I don't think there is any major difference between this agreement and that already announced between Vodafone and Yahoo! Interestingly, both operators have selected Google as their mobile search engine. The only difference I see is that T-mobile really pioneered the mobile open Internet when they launched Web'n'Walk (2.8M customers at the end of q3 2007) as early as November 2005 while Vodafone only recently revamped its approach a few months ago across Europe. In terms of mobile consumer Internet tariffs, T-Mobile's offer is also more attractive.

Via Yahoo!, advertisers now have a direct access to 2 of the main operators in the UK.

This is another proof of how buoyant the mobile advertising market is. JupiterResearch just published a report on this specific topic. Clients, see the full report here (which includes consumer survey data for the main European countries, analysis of a recent executive survey and a detailled forecast spreadsheet). Non-clients, see more details in the press release here.

I find it always interesting to see the way it is picked up in the press, beyond those who simply copy and paste the PR. There are some comments saying our approach is very conservative...Why? Because they compare it with other institutes' forecast?! My answer would be:

1) This would not be the first time (see here). Not sure this means we are conservative or that some players are way too optimistic. The same company predicting mobile marketing to exceed 20bn$ globally is also the one who said mobile music would exceed 18bn$ in 2011. Just have a look at the current size of the whole music market today (including CDs) or read my colleague's Mark Mulligan blog and you will get my point...

2) 1,300,000,000 euros (I insist; not dollars) is a pretty decent figure. Bear in mind it is only for mobile display / mobile search advertising. It does not include SMS, MMS marketing. It does not include coupons, bar-codes,...Those are NET revenues, pure advertising spent...and last but not least this is "only" for 17 countries in Europe not for the whole World...As always, figures need to be interpreted with caution as long as you don't know the methodology. It might well be that some research firms include creative costs, technology spent, discounts and have a wider approach including many of the other marketing tactics. We have started building a mobile marketing messaging model in Europe. If you are interested in participating in it and have insights on the SS7 issue and on SMS volumes/prices, please get in touch.

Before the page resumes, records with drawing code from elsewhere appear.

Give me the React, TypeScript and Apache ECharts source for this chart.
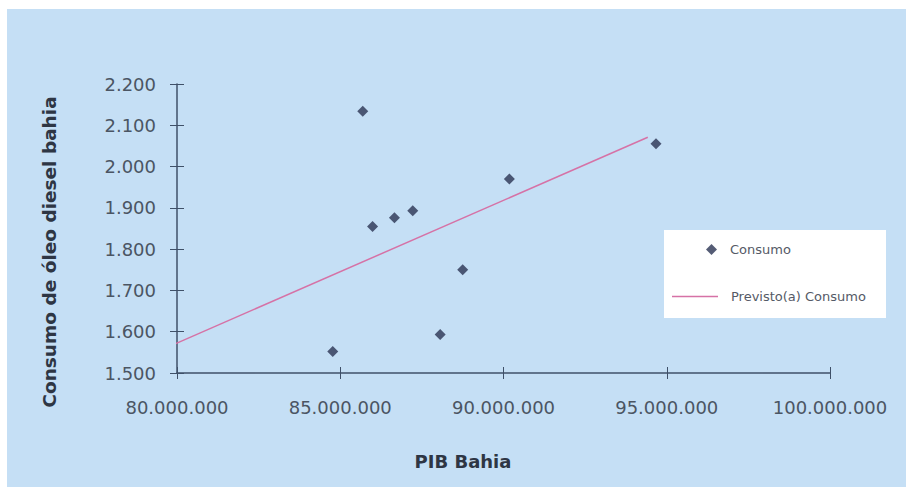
import React, { useEffect, useRef } from "react";
import * as echarts from "echarts";

const pibBahia = [85690000, 85990000, 86660000, 87220000, 90180000, 94670000, 88750000, 88060000, 84770000];
const consumo = [2134, 1855, 1876, 1893, 1970, 2055, 1750, 1593, 1552];
const trendX = [79750000, 94420000];
const trendY = [1564, 2071];
const xTicks = { min: 80000000, max: 100000000, interval: 5000000 };
const yTicks = { min: 1500, max: 2200, interval: 100 };

const fmt = (v: number) => String(Math.round(v)).replace(/\B(?=(\d{3})+(?!\d))/g, ".");

export default function App() {
  const ref = useRef<HTMLDivElement>(null);
  useEffect(() => {
    document.body.style.margin = "0";
    const chart = echarts.init(ref.current!, null, { renderer: "svg" });
    const axisColor = "#3f5068";
    const labelColor = "#4b5563";
    const font = "DejaVu Sans";
    const baseX = {
      type: "value",
      min: xTicks.min,
      max: xTicks.max,
      interval: xTicks.interval,
      splitLine: { show: false },
    };
    const baseY = {
      type: "value",
      min: yTicks.min,
      max: yTicks.max,
      interval: yTicks.interval,
      splitLine: { show: false },
    };
    chart.setOption({
      animation: false,
      backgroundColor: "#ffffff",
      grid: { left: 177, right: 76, top: 84, bottom: 114 },
      xAxis: [
        {
          ...baseX,
          axisLine: { show: true, lineStyle: { color: axisColor, width: 1.5 } },
          axisTick: { show: true, length: 6, lineStyle: { color: axisColor } },
          axisLabel: { margin: 25, color: labelColor, fontFamily: font, fontSize: 18, formatter: fmt },
        },
        {
          ...baseX,
          position: "bottom",
          axisLine: { show: false },
          axisTick: { show: true, inside: true, length: 6, lineStyle: { color: axisColor } },
          axisLabel: { show: false },
        },
      ],
      yAxis: [
        {
          ...baseY,
          axisLine: { show: true, lineStyle: { color: axisColor, width: 1.5 } },
          axisTick: { show: true, length: 7, lineStyle: { color: axisColor } },
          axisLabel: { margin: 21, color: labelColor, fontFamily: font, fontSize: 18, formatter: fmt },
        },
        {
          ...baseY,
          position: "left",
          axisLine: { show: false },
          axisTick: { show: true, inside: true, length: 7, lineStyle: { color: axisColor } },
          axisLabel: { show: false },
        },
      ],
      legend: [
        {
          data: ["Consumo"],
          left: 701,
          top: 238,
          itemWidth: 11,
          itemHeight: 11,
          z: 10,
          textStyle: { fontFamily: font, fontSize: 13, color: "#555a66", padding: [0, 0, 0, 8] },
        },
        {
          data: [{ name: "Previsto(a) Consumo", icon: "rect" }],
          left: 667,
          top: 285,
          itemWidth: 46,
          itemHeight: 1.5,
          z: 10,
          textStyle: { fontFamily: font, fontSize: 13, color: "#555a66", padding: [0, 0, 0, 8] },
        },
      ],
      graphic: [
        {
          type: "rect",
          z: -100,
          silent: true,
          shape: { x: 7, y: 9, width: 899, height: 478 },
          style: { fill: "#c5dff5" },
        },
        {
          type: "rect",
          z: 1,
          silent: true,
          shape: { x: 664, y: 230, width: 222, height: 88 },
          style: { fill: "#ffffff" },
        },
        {
          type: "text",
          x: 49,
          y: 252,
          rotation: Math.PI / 2,
          style: {
            text: "Consumo de óleo diesel bahia",
            fontFamily: font,
            fontWeight: "bold",
            fontSize: 18.5,
            fill: "#2e3644",
            align: "center",
            verticalAlign: "middle",
          },
        },
        {
          type: "text",
          x: 463,
          y: 461,
          style: {
            text: "PIB Bahia",
            fontFamily: font,
            fontWeight: "bold",
            fontSize: 18,
            fill: "#2e3644",
            align: "center",
            verticalAlign: "middle",
          },
        },
      ],
      series: [
        {
          name: "Previsto(a) Consumo",
          type: "line",
          symbol: "none",
          clip: false,
          lineStyle: { color: "#d672a6", width: 1.5 },
          itemStyle: { color: "#d672a6" },
          data: trendX.map((x, i) => [x, trendY[i]]),
        },
        {
          name: "Consumo",
          type: "scatter",
          symbol: "diamond",
          symbolSize: 11,
          itemStyle: { color: "#2b3352" },
          data: pibBahia.map((x, i) => [x, consumo[i]]),
        },
      ],
    });
    return () => chart.dispose();
  }, []);
  return <div ref={ref} style={{ width: 906, height: 487 }} />;
}
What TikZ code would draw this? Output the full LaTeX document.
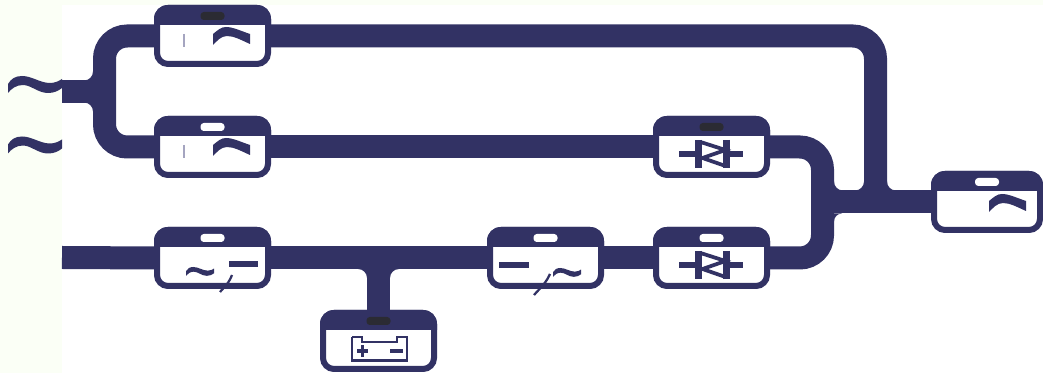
\documentclass[tikz,border=0pt]{standalone}
\definecolor{navy}{HTML}{323264}
\definecolor{pale}{HTML}{FBFFF6}
\definecolor{ledon}{HTML}{2B2B33}
\definecolor{tickgrey}{HTML}{A5A5C0}
\pgfdeclarelayer{wires}
\pgfsetlayers{wires,main}
\tikzset{
  wire/.style={draw=navy,line width=17.25pt,rounded corners=17pt},
  devnode/.style={draw=navy,fill=white,line width=4.5pt,rounded corners=8.25pt,inner sep=0pt,outer sep=0pt,minimum height=42pt},
  glyphline/.style={draw=navy,line width=4pt},
  thinglyph/.style={draw=navy,line width=2.8pt},
  ledlamp/.style={rounded corners=2.5pt}
}
\newcommand{\devbox}[5]{% name, cx, cy, width px, led colour
  \pgfmathsetmacro{\hw}{#4/2}
  \node[devnode,minimum width={(#4-6)*0.75pt}] (#1) at (#2,#3) {};
  \begin{scope}[shift={(#2,#3)}]
    \fill[navy] (-\hw,-11) -- (-\hw,-17) .. controls (-\hw,-25) and (-\hw+6,-31) .. (-\hw+14,-31)
      -- (\hw-14,-31) .. controls (\hw-6,-31) and (\hw,-25) .. (\hw,-17) -- (\hw,-11) -- cycle;
    \fill[#5,ledlamp] (-12,-24) rectangle (12,-16);
  \end{scope}
}
\newcommand{\arcglyph}[2]{%
  \fill[navy,shift={(#1,#2)}] (0,-2) .. controls (5,-6) and (8,-9) .. (13,-9)
    .. controls (20,-9) and (28,-5) .. (37,-2) -- (37,8)
    .. controls (28,4) and (21,0) .. (14,0) .. controls (8,0) and (4,5) .. (0,9) -- cycle;
}
\newcommand{\tildeglyph}[3]{% x, y, scale
  \fill[navy,shift={(#1,#2)},scale=#3] (0,8) .. controls (3,3) and (7,0) .. (14,0)
    .. controls (24,0) and (32,7) .. (42,7) .. controls (47,7) and (51,5) .. (54,3)
    -- (54,12) .. controls (50,15) and (46,17) .. (40,17)
    .. controls (30,17) and (23,9) .. (15,9) .. controls (8,9) and (3,13) .. (0,17) -- cycle;
}
\newcommand{\diodeglyph}[2]{%
  \begin{scope}[shift={(#1,#2)}]
    \draw[glyphline] (-32.5,7) -- (-13,7);
    \draw[glyphline] (15,7) -- (31.5,7);
    \draw[glyphline,line width=5pt] (-13,-7) -- (-13,21);
    \draw[glyphline,line width=5pt] (15,-7) -- (15,21);
    \draw[thinglyph,line join=miter] (-11,-5) -- (14,3) -- (-9,11) -- (14,19);
  \end{scope}
}
\newcommand{\jfillet}[4]{% corner x, corner y, signed x reach, signed y reach
  \fill[navy] ({#1+(#3)},#2) .. controls ({#1+0.45*(#3)},#2) and (#1,{#2+0.45*(#4)}) .. (#1,{#2+(#4)}) -- (#1,#2) -- cycle;
}
\begin{document}
\begin{tikzpicture}[x=0.75pt,y=-0.75pt]
\useasboundingbox (0,0) rectangle (1043,373);
\begin{pgfonlayer}{wires}
  \fill[pale] (0,0) rectangle (1043,373);
  \fill[white] (62,5) rectangle (1043,373);
\end{pgfonlayer}

\devbox{acone}{212.5}{36}{117}{ledon}
\devbox{actwo}{212.5}{147}{117}{white}
\devbox{thyup}{711.5}{147}{117}{ledon}
\devbox{thylow}{711.5}{258}{117}{white}
\devbox{rect}{212.5}{258}{117}{white}
\devbox{inv}{545.5}{258}{117}{white}
\devbox{batt}{378.5}{341}{117}{ledon}
\devbox{load}{987}{202}{112}{white}

\coordinate (srcup) at (62,91.5);
\coordinate (srclow) at (62,257.5);
\coordinate (busL) at (104.5,91.5);
\coordinate (busM) at (822.5,202);
\coordinate (busR) at (875.5,202);

\begin{pgfonlayer}{wires}
  \draw[wire] (srcup) -- (busL);
  \draw[wire] (acone.west) -| (busL) |- (actwo.west);
  \draw[wire] (acone.east) -| (busR);
  \draw[wire] (actwo.east) -- (thyup.west);
  \draw[wire] (thyup.east) -| (busM) |- (thylow.east);
  \draw[wire] (busM) -- (load.west);
  \draw[wire] (srclow) -- (rect.west);
  \draw[wire] (rect.east) -- (inv.west);
  \draw[wire] (inv.east) -- (thylow.west);
  \draw[wire] (batt.north) -- (batt.north |- rect.east);
  % junction fillets
  \jfillet{93}{80.5}{-9}{-9}
  \jfillet{834}{190.5}{9}{-9}
  \jfillet{864}{190.5}{-9}{-9}
  \jfillet{887}{190.5}{9}{-9}
  \jfillet{93}{102.5}{-9}{9}
  \jfillet{834}{213.5}{8}{8}
  \jfillet{367}{269}{-9}{9}
  \jfillet{390}{269}{9}{9}
\end{pgfonlayer}

% mains symbols
\tildeglyph{8}{76}{1}
\tildeglyph{8}{136.5}{1}

% static switch glyphs
\arcglyph{213}{36}
\arcglyph{213}{147}
\arcglyph{989}{203}
\draw[tickgrey,line width=0.8pt] (184,34) -- (184,47);
\draw[tickgrey,line width=0.8pt] (184,145) -- (184,158);

% thyristor glyphs
\diodeglyph{711.5}{147}
\diodeglyph{711.5}{258}

% rectifier
\tildeglyph{186}{267}{0.52}
\fill[navy] (229,261.5) rectangle (258,267.5);
\draw[navy,line width=1.7pt] (232,275) .. controls (229,282) .. (220,292);

% inverter
\fill[navy] (499,262) rectangle (529,268);
\tildeglyph{553}{268}{0.52}
\draw[navy,line width=1.7pt] (550,274) .. controls (546,282) .. (534,295);

% battery
\draw[navy,line width=1.8pt] (352,337) -- (362,337) -- (362,342) -- (397,342) -- (397,337) -- (407,337) -- (407,360);
\draw[navy,line width=1.8pt] (352,337) -- (352,360);
\draw[navy,line width=2.4pt] (351,360.5) -- (408,360.5);
\draw[navy,line width=2.4pt] (357,351) -- (368,351) (362.5,345.5) -- (362.5,357);
\draw[navy,line width=2.4pt] (390,351) -- (403,351);
\end{tikzpicture}
\end{document}
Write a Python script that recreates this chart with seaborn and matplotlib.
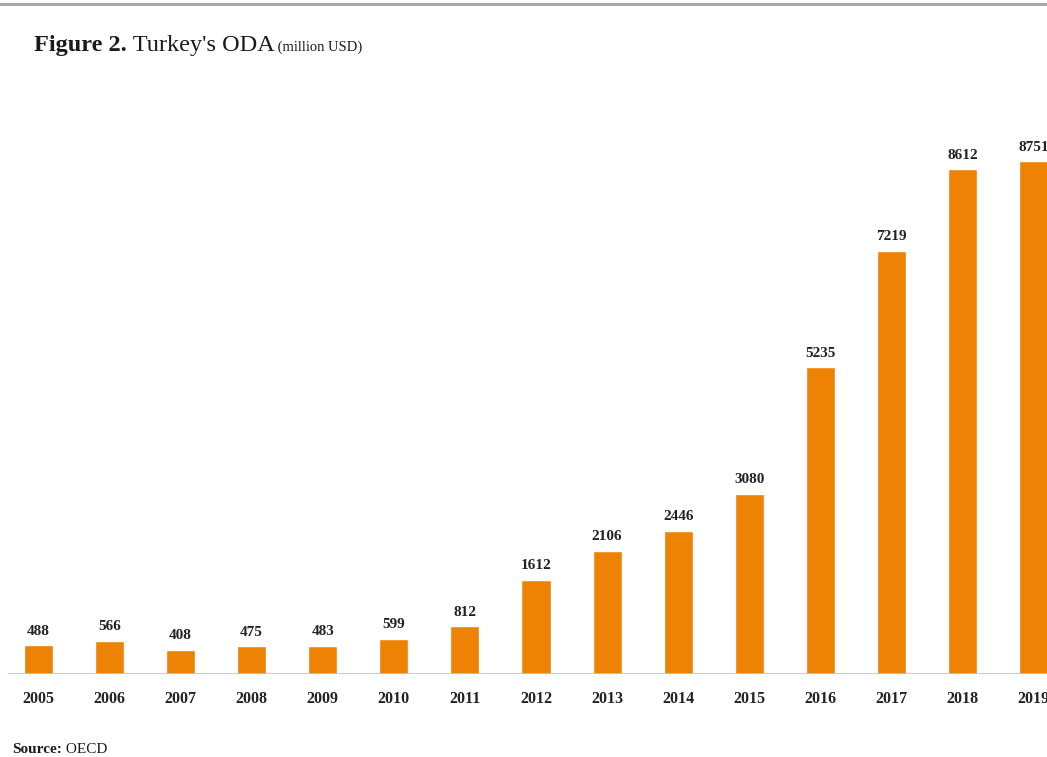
import matplotlib
matplotlib.use("Agg")
import matplotlib.pyplot as plt
import seaborn as sns
import pandas as pd
from matplotlib.lines import Line2D

# Turkey's official development assistance, million USD
years = ["2005", "2006", "2007", "2008", "2009", "2010", "2011", "2012",
         "2013", "2014", "2015", "2016", "2017", "2018", "2019"]
oda = [488, 566, 408, 475, 483, 599, 812, 1612, 2106, 2446, 3080, 5235,
       7219, 8612, 8751]

sns.set_theme(style="white")
plt.rcParams["font.family"] = ["Liberation Serif", "DejaVu Serif"]

W, H = 1047, 757
fig = plt.figure(figsize=(W / 100, H / 100), dpi=100)

# axes run a little past the right edge, so the last bar is cut off
step = 71.1
x0 = 38.3
left_px = x0 - 0.42 * step
right_px = x0 + 14.5 * step
ax = fig.add_axes([left_px / W, 83 / H, (right_px - left_px) / W, 586 / H])
df = pd.DataFrame({"year": years, "oda": oda})
sns.barplot(data=df, x="year", y="oda", color="#EE8204", saturation=1,
            width=0.41, ax=ax)
ax.set_xlim(-0.42, 14.5)
ax.set_ylim(0, 10000)

for s in ax.spines.values():
    s.set_visible(False)
ax.axhline(0, color="#B7C3DA", lw=1.2, zorder=5)
ax.set_yticks([])
ax.set_xlabel("")
ax.set_ylabel("")
ax.tick_params(axis="x", length=0, pad=12.5)
for lbl in ax.get_xticklabels():
    lbl.set_fontweight("bold")
    lbl.set_fontsize(11.5)
    lbl.set_color("#222222")

for i, v in enumerate(oda):
    ax.annotate(f"{v}", (i, v), xytext=(0, 5.5), textcoords="offset points",
                ha="center", va="bottom", fontsize=11, fontweight="bold",
                color="#222222")

# rule across the top of the page
fig.add_artist(Line2D([0, 1], [1 - 4 / H, 1 - 4 / H], color="#A8A8A8",
                      lw=2.2, transform=fig.transFigure))

renderer = fig.canvas.get_renderer()


def run_text(x, y, parts):
    """Draw consecutive text pieces with different styles on one line."""
    for txt, kw in parts:
        t = fig.text(x, y, txt, ha="left", va="baseline",
                     transform=fig.transFigure, color="#1a1a1a", **kw)
        bb = t.get_window_extent(renderer=renderer)
        x = bb.x1 / W


run_text(34 / W, 1 - 51 / H, [
    ("Figure 2.", dict(fontsize=17.5, fontweight="bold")),
    (" Turkey's ODA", dict(fontsize=17.5)),
    (" (million USD)", dict(fontsize=10.5)),
])

run_text(12 / W, 1 - 753 / H, [
    ("Source:", dict(fontsize=11, fontweight="bold")),
    (" OECD", dict(fontsize=11)),
])

fig.savefig("out.png", dpi=100)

3) There are significant opportunities. It is mainly a question of timing and the next 2/3 years will see a transition / education phase. Bear in mind it took roughly ten years for the online ad spend to represent a noticeable share of the total ad cake (still <10% in most countries even though some users spend more time on the web than in front of their TV...). However, mobile enables interaction with individuals, not households, due to its personal nature. More than any other medium, mobile can be leveraged to make the most of unique contextual (e.g., time of day, location), individual, and behavioral targeting.

4) Even if you look at more advanced countries such as Japan, the mobile advertising market is not that huge. According to Dentsu (the leading advertising agency there), the total mobile ad market represented 240M euros end 2006. At the end of November there were 94.5M mobile customers in Japan. That's roughly 2.5 euros / year / user. At that time, 3G penetration was at 64% and mobile Internet penetration at 87% according to the Japanese Ministry of Internal Affairs and Communications...not really the kind of penetration we see over here yet. From what I have been told, there is so much inventory available, that CPM prices went down very significantly.

So, coming back to the T-Mobile / Yahoo agreement, it seems to me a very interesting and relevant one in a growing market. According to an executive survey we conducted a few months ago, of marketers having used or planning to use mobile marketing, 64% planned to use banner advertising on mobile portals, and 68% planned to use banner ads on off-portal mobile Internet pages during the next 12 months. These marketers also consider the mobile Internet to be the most service enabling future growth of mobile advertising revenue (58%).

While it is a good thing to test the medium if you want to interact with a younger audience, it does not mean at all advertisers will invest massively in the short/medium term.

Such an agreement is the way to build the market step by step. It sounds to me a better approach than some of other operators wanting to go their own route. It is probably the best way to ensure real revenues moving forward.